Give again, exactly as written, the lines of the records below from the line with "Give me the" to the line with "9, 9.5, 10];". Both end lines count; pictures do not.

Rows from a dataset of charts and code
——————————
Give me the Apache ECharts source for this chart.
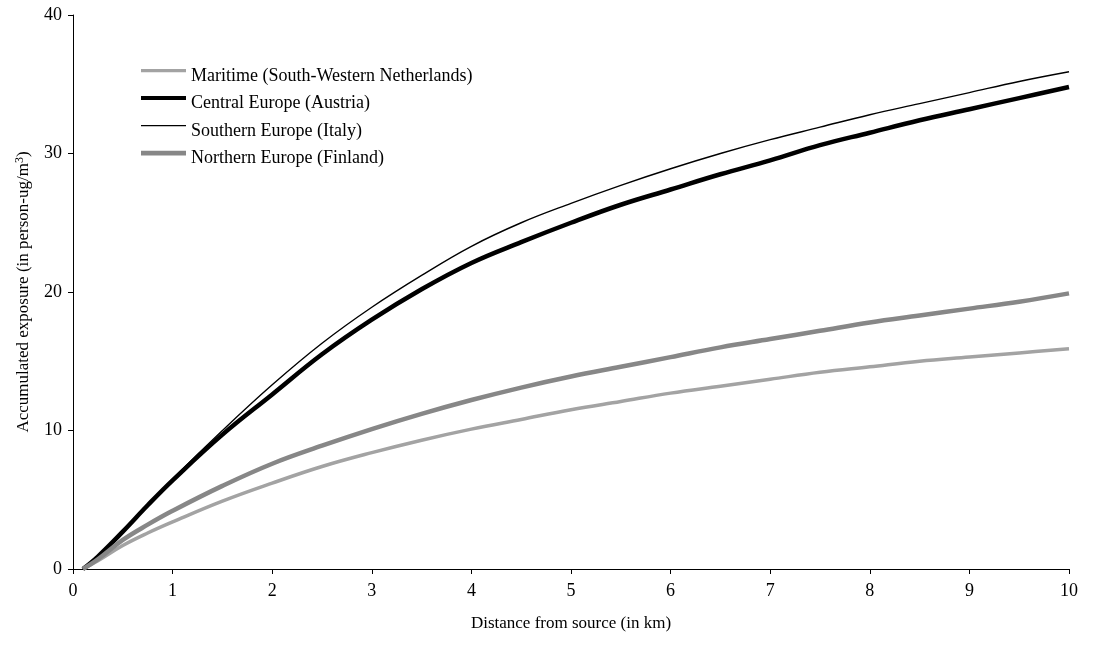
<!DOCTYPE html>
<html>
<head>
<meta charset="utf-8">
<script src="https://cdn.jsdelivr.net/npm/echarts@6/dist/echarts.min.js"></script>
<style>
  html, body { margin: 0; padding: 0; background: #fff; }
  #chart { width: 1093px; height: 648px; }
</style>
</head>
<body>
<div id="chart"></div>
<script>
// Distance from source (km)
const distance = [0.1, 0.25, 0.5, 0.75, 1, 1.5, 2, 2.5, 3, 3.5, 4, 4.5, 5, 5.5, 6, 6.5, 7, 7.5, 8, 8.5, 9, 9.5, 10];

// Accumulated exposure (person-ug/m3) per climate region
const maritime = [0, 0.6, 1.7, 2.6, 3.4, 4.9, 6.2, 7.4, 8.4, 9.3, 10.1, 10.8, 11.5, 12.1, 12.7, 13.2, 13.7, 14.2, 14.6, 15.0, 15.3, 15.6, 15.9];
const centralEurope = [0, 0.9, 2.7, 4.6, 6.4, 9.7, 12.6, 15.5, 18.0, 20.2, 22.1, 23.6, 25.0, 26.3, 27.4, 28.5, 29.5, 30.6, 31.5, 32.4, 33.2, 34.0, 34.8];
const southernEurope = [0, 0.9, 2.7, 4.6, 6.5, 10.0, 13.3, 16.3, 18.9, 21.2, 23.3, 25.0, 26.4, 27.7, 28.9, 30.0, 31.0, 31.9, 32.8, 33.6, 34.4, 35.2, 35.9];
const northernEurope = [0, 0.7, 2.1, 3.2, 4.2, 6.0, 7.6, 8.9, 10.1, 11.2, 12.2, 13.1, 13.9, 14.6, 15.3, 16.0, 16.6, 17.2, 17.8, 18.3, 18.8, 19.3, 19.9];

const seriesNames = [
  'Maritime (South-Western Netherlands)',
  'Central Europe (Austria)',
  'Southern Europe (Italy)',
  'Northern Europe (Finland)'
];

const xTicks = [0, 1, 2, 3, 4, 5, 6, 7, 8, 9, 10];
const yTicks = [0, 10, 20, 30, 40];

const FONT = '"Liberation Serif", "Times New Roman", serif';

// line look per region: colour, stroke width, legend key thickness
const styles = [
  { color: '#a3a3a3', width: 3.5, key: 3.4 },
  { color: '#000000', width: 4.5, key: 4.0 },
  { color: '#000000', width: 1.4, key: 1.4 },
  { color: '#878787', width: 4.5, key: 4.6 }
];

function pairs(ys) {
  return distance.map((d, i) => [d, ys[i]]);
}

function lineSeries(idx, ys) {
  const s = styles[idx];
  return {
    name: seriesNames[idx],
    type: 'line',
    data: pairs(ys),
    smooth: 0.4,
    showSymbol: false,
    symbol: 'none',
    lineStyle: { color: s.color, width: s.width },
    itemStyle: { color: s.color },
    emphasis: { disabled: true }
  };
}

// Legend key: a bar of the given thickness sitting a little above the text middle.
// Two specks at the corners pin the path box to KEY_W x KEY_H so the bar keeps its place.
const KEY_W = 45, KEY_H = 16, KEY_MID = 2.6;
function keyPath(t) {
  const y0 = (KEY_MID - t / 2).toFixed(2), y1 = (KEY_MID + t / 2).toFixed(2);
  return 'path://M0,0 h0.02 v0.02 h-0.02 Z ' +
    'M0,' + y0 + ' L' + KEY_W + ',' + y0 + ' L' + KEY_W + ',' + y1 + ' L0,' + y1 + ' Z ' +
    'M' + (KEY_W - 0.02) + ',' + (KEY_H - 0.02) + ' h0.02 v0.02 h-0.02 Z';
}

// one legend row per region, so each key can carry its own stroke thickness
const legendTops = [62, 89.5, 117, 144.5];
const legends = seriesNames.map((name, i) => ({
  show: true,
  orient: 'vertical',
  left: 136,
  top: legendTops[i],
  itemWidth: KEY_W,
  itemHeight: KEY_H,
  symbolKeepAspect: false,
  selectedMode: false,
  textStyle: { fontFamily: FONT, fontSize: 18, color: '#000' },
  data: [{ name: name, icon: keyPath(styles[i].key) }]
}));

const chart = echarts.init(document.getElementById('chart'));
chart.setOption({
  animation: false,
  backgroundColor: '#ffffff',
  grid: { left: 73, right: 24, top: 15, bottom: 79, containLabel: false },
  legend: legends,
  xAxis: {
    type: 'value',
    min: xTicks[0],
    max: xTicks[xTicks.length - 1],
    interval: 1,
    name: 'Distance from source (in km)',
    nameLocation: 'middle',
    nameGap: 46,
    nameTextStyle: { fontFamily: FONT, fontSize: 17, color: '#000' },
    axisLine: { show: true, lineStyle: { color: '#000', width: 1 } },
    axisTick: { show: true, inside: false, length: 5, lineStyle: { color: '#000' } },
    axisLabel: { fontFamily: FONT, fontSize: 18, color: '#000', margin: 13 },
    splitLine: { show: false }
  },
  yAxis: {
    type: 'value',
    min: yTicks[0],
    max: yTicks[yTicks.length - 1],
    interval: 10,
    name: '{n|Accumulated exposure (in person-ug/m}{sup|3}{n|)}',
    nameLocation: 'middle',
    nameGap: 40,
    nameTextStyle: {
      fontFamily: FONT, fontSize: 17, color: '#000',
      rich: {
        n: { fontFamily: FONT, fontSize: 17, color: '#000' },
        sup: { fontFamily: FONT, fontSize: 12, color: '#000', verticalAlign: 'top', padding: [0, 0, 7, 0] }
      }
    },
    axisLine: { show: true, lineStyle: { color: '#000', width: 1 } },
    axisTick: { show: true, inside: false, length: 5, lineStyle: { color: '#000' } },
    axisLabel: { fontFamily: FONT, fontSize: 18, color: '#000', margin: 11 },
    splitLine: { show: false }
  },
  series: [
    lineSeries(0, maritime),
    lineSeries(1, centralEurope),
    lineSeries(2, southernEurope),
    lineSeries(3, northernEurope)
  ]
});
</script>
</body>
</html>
——————————
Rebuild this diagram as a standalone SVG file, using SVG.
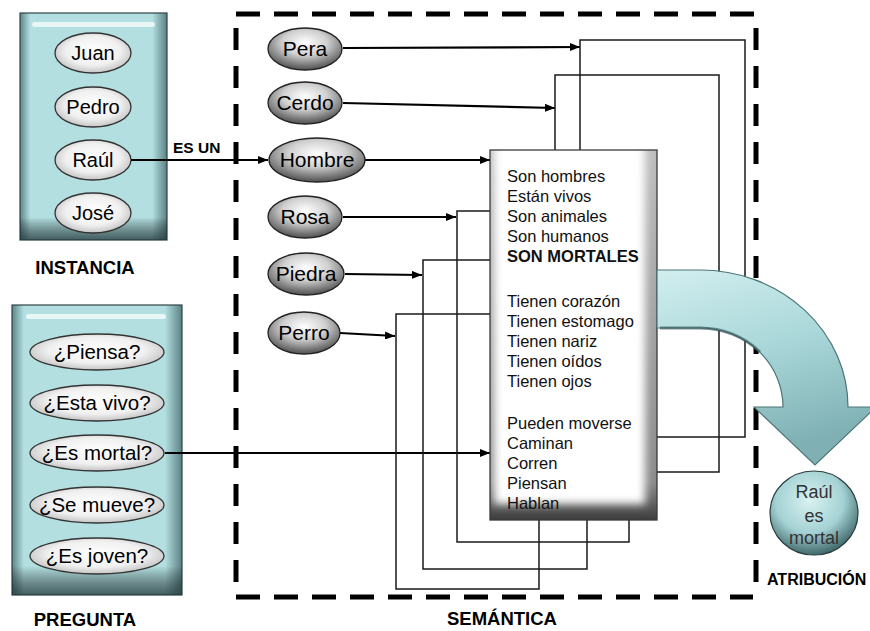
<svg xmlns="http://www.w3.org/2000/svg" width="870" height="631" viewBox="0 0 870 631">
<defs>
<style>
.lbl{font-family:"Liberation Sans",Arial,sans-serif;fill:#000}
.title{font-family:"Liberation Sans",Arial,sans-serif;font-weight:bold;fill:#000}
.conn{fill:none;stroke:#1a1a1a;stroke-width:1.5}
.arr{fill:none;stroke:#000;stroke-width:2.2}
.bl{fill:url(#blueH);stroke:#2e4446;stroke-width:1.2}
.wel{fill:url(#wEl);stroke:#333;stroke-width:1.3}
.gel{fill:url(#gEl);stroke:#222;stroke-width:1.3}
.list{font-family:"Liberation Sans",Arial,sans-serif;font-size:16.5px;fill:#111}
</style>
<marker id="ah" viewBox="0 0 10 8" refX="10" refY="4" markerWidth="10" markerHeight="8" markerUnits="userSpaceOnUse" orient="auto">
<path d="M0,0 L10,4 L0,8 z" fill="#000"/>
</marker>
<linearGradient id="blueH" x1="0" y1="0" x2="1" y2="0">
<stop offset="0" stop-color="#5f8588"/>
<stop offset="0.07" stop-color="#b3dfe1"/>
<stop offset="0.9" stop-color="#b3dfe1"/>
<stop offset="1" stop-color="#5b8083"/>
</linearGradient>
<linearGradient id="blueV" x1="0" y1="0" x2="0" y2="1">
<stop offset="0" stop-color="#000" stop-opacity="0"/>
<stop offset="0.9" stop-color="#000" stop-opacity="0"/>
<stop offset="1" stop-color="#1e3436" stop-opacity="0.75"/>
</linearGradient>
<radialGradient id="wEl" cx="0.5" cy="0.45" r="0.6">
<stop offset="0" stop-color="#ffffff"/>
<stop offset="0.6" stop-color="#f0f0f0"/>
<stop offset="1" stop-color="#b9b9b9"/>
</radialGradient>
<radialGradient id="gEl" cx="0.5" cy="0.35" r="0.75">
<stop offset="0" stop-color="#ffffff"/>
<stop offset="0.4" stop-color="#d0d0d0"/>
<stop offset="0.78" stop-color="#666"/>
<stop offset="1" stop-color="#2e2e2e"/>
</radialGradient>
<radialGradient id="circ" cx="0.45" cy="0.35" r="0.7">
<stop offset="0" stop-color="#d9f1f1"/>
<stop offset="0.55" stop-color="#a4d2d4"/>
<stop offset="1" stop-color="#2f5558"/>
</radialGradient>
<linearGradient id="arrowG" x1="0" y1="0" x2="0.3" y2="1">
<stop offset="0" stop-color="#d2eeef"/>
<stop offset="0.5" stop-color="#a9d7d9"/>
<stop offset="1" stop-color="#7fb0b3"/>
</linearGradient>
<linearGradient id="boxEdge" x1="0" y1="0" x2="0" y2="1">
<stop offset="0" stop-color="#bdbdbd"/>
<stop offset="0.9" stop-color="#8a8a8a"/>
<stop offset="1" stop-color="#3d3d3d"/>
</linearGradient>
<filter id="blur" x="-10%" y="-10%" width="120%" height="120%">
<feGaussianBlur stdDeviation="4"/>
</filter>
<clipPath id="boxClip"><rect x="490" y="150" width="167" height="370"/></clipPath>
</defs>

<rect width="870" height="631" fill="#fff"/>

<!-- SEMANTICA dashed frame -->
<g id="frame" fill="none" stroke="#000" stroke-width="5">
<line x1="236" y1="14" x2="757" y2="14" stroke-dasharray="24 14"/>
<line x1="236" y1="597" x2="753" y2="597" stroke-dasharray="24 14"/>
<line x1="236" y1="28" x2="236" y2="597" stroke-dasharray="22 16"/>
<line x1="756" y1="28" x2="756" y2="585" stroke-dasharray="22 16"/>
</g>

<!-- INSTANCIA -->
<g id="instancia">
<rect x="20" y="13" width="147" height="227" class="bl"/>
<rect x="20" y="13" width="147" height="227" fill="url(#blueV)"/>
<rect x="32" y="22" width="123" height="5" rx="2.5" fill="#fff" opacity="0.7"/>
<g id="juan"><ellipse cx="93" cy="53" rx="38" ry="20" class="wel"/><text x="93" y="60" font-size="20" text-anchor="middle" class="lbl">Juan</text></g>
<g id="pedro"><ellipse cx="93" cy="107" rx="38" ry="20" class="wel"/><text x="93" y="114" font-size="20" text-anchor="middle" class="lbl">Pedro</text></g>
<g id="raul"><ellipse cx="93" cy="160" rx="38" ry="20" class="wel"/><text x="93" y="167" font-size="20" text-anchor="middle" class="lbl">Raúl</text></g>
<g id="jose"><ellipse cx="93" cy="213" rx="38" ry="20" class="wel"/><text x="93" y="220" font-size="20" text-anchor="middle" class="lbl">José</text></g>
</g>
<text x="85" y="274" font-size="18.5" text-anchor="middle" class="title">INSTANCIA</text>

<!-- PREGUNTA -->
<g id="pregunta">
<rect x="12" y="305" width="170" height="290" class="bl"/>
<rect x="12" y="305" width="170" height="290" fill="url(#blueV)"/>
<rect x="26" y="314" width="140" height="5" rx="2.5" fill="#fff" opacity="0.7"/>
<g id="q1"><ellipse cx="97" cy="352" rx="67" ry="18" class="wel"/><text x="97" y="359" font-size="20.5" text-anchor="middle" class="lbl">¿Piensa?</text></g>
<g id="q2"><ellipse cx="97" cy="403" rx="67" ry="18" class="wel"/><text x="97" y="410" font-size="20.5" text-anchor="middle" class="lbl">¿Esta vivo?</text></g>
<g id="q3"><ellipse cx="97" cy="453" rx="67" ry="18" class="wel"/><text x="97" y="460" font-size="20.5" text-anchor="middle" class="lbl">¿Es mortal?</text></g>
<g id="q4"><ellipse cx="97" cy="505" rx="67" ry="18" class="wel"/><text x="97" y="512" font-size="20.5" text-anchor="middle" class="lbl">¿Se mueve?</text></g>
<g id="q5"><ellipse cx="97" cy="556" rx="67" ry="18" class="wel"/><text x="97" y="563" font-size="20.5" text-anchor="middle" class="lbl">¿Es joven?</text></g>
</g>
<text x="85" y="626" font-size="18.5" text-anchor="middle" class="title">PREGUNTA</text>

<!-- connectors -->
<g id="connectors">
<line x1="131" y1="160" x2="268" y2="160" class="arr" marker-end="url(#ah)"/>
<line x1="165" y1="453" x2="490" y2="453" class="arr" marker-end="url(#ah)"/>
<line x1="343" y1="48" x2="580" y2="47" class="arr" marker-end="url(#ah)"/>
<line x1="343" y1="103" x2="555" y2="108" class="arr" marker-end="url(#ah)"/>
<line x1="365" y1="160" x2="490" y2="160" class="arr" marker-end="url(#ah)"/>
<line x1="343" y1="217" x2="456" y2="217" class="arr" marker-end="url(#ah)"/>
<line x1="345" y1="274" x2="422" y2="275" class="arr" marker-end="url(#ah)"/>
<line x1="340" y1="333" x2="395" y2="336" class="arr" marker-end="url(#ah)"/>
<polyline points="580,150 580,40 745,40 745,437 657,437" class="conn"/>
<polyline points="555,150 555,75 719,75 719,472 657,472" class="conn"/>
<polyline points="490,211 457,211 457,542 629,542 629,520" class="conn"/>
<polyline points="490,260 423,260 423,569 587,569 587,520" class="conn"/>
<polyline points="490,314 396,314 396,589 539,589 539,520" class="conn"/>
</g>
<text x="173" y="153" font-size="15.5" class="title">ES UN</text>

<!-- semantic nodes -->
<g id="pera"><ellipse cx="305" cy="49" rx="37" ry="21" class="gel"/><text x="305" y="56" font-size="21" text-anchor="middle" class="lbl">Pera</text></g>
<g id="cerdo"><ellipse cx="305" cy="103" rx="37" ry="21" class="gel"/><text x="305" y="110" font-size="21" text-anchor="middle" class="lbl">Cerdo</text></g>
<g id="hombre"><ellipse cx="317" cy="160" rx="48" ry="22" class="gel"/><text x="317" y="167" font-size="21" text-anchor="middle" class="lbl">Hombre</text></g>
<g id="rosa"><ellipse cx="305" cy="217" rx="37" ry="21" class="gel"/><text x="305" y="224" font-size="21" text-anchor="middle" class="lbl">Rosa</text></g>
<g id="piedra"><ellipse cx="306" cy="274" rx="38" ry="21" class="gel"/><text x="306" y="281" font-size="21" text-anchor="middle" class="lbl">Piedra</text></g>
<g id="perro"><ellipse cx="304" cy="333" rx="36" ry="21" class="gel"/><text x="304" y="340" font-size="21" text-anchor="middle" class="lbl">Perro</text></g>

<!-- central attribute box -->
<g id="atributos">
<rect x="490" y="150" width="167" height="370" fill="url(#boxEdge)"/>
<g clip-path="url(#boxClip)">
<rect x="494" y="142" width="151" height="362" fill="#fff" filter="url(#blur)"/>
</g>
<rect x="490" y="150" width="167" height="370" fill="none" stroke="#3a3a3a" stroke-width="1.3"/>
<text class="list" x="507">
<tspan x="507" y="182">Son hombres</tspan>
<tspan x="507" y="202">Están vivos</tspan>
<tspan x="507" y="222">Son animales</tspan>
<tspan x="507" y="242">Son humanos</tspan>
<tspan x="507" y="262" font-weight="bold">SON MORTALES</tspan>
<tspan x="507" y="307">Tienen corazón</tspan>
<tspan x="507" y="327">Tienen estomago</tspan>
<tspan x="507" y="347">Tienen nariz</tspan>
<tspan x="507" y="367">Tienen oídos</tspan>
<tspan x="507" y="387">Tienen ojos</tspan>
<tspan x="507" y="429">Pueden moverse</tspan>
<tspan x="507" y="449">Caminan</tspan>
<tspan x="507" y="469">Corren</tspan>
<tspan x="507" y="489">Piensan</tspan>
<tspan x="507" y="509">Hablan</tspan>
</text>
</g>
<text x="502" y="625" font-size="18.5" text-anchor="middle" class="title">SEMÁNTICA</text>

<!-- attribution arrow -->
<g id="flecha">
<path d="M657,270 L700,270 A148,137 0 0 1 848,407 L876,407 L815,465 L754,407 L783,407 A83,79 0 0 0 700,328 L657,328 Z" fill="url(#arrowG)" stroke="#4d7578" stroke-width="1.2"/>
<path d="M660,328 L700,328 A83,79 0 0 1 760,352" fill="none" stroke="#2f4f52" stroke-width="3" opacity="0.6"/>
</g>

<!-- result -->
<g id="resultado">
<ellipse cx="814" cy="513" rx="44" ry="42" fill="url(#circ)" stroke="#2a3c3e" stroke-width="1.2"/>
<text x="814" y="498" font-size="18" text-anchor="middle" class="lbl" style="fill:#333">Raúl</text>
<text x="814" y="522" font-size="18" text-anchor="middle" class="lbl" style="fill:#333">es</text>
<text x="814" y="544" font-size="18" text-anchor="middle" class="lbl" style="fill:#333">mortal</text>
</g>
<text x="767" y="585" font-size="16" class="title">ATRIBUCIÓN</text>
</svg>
——————————
> [Task solution]:
Give me the Apache ECharts source for this chart.
<!DOCTYPE html>
<html>
<head>
<meta charset="utf-8">
<script src="https://cdn.jsdelivr.net/npm/echarts@6/dist/echarts.min.js"></script>
<style>
  html, body { margin: 0; padding: 0; background: #fff; }
  #chart { width: 1093px; height: 648px; }
</style>
</head>
<body>
<div id="chart"></div>
<script>
// Distance from source (km)
const distance = [0.1, 0.25, 0.5, 0.75, 1, 1.5, 2, 2.5, 3, 3.5, 4, 4.5, 5, 5.5, 6, 6.5, 7, 7.5, 8, 8.5, 9, 9.5, 10];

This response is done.